* _TASK_:
From the listing below, output the lines between the one with "Emit a Python" and the one with "from matplotlib.patches import Rectangle", including those two, and nothing else. Pictures are not copied.

— START SUPPLIED MATERIAL —

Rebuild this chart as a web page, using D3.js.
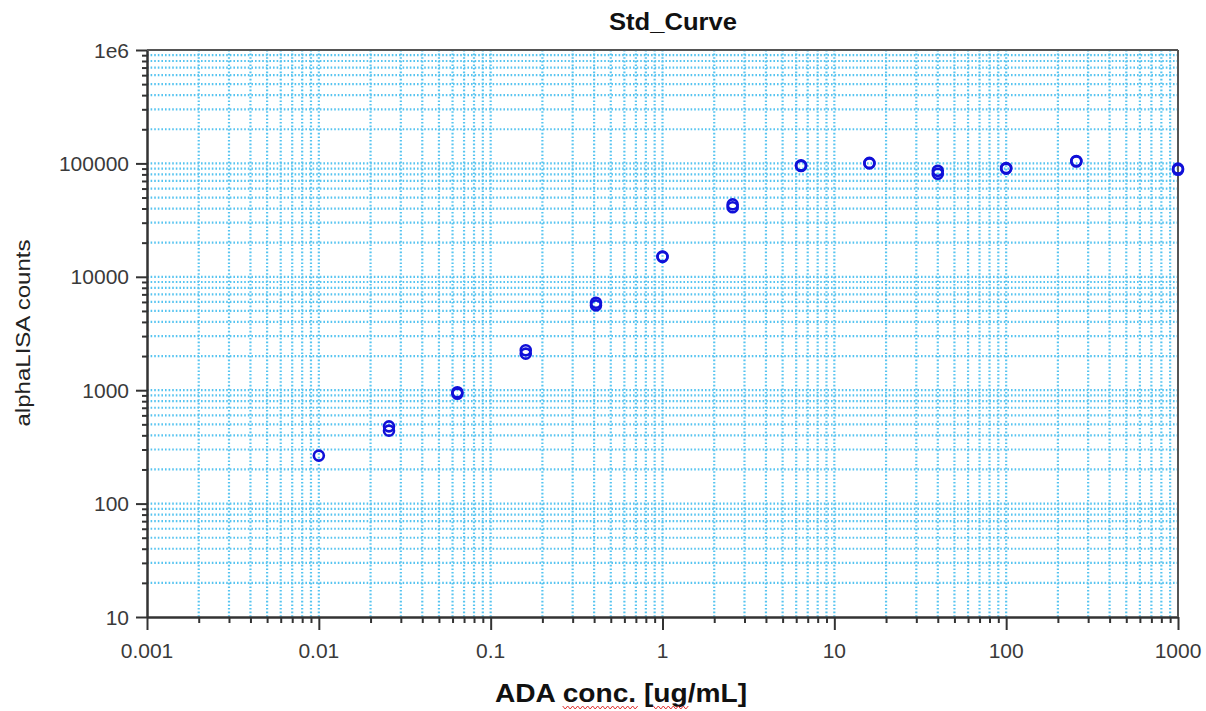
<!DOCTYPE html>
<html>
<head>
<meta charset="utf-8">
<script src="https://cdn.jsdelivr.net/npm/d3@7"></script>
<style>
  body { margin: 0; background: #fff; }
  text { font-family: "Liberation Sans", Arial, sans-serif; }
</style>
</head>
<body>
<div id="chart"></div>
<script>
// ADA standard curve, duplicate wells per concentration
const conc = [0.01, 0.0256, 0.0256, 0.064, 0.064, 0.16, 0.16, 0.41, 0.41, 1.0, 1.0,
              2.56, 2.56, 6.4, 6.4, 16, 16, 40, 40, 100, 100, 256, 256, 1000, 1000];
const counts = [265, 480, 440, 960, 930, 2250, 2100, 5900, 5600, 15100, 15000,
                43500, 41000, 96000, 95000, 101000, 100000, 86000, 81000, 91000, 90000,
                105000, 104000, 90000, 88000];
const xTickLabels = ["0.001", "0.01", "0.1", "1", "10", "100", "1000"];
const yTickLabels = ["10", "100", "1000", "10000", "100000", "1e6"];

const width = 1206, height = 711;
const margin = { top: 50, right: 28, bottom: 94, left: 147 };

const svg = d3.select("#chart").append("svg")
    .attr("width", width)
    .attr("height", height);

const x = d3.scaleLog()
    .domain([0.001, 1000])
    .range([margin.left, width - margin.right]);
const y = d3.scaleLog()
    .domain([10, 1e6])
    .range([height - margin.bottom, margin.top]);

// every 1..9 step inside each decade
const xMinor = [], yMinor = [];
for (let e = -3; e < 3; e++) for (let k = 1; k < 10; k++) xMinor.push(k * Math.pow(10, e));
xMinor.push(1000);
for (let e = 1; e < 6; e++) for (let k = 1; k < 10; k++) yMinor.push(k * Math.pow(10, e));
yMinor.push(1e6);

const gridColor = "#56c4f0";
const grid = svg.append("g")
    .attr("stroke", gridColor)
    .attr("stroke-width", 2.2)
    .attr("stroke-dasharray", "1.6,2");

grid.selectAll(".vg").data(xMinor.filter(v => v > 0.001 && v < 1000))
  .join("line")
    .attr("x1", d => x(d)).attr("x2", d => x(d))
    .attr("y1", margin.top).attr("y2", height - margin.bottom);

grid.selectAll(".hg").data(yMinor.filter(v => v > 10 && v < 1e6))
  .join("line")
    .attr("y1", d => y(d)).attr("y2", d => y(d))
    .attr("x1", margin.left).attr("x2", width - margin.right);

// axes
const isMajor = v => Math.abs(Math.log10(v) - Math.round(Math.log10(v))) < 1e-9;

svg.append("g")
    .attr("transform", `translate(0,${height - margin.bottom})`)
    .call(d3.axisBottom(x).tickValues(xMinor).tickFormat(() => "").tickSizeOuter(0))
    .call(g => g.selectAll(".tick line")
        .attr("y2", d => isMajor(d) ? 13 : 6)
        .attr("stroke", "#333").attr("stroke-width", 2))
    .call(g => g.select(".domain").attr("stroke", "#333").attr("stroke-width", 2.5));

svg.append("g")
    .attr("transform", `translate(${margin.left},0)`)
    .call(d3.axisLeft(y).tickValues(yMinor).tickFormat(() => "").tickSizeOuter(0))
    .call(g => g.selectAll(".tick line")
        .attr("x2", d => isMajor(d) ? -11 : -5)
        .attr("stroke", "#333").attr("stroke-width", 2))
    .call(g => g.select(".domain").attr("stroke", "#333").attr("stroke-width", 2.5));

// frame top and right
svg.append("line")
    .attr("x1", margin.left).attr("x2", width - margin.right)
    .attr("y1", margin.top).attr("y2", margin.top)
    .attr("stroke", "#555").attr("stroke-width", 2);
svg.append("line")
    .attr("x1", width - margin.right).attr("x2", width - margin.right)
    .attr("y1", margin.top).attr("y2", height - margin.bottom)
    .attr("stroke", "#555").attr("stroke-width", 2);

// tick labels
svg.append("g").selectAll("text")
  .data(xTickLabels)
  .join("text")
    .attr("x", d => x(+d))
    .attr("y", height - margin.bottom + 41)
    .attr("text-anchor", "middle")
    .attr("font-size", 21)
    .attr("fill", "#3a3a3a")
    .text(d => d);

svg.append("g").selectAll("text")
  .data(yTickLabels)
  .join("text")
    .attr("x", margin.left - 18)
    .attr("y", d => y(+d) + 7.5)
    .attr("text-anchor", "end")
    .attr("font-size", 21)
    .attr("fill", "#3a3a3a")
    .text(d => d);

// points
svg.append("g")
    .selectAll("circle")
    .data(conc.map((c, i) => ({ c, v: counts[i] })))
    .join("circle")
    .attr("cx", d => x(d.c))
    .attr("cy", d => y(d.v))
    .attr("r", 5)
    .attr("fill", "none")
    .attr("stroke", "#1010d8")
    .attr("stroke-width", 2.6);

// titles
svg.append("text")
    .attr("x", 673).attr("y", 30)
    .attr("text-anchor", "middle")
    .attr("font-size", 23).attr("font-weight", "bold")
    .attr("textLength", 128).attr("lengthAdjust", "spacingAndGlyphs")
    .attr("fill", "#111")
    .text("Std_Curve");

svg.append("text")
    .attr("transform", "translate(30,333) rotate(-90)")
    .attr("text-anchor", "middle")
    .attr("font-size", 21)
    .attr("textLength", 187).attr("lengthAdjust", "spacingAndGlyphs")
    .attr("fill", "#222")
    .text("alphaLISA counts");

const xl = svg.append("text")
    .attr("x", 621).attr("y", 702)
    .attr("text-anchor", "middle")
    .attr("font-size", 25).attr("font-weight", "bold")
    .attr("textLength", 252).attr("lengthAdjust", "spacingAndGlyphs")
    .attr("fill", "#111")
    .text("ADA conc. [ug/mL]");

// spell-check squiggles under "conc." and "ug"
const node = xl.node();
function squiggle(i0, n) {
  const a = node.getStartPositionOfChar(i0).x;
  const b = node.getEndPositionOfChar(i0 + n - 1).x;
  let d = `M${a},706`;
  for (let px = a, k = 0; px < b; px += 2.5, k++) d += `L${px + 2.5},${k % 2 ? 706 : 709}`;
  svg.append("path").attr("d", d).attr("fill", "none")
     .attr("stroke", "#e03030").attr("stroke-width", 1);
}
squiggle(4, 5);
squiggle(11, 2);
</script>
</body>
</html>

— END SUPPLIED MATERIAL —
— START SUPPLIED MATERIAL —

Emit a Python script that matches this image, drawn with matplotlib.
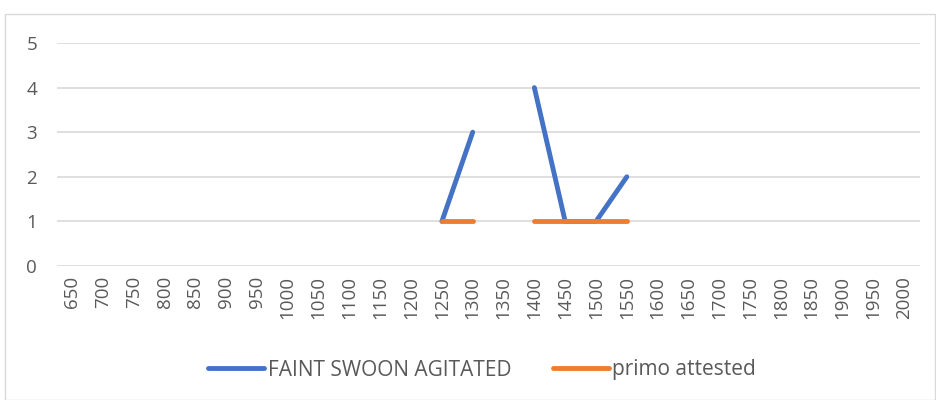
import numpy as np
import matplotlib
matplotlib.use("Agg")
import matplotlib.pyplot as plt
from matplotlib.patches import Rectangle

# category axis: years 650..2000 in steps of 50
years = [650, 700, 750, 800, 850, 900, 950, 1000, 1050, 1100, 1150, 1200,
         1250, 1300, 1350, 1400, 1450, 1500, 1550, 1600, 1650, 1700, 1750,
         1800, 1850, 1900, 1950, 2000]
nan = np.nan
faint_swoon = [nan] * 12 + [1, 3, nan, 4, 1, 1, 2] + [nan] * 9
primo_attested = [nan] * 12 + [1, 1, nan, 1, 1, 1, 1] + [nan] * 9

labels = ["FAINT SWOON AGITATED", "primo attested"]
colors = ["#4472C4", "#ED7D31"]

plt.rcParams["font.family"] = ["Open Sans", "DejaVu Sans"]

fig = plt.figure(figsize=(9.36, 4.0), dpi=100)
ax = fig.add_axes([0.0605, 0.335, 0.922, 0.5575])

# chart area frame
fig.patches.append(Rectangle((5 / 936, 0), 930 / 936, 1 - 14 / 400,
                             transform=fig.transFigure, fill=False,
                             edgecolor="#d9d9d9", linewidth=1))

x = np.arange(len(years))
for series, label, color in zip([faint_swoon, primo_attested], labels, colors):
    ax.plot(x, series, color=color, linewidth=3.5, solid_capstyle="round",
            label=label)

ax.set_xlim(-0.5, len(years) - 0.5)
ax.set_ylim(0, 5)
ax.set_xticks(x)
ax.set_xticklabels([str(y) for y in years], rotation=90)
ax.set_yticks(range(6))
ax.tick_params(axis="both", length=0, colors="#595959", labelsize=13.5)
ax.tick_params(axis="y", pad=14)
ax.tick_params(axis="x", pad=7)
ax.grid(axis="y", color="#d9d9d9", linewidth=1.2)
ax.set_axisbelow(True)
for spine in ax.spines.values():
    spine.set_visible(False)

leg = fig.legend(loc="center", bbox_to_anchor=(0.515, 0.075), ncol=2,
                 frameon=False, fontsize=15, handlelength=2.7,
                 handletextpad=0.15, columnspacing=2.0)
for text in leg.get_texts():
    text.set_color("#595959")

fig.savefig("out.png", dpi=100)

— END SUPPLIED MATERIAL —

* _SOLUTION FOR THIS PROBLEM_:
Emit a Python script that matches this image, drawn with matplotlib.
import numpy as np
import matplotlib
matplotlib.use("Agg")
import matplotlib.pyplot as plt
from matplotlib.patches import Rectangle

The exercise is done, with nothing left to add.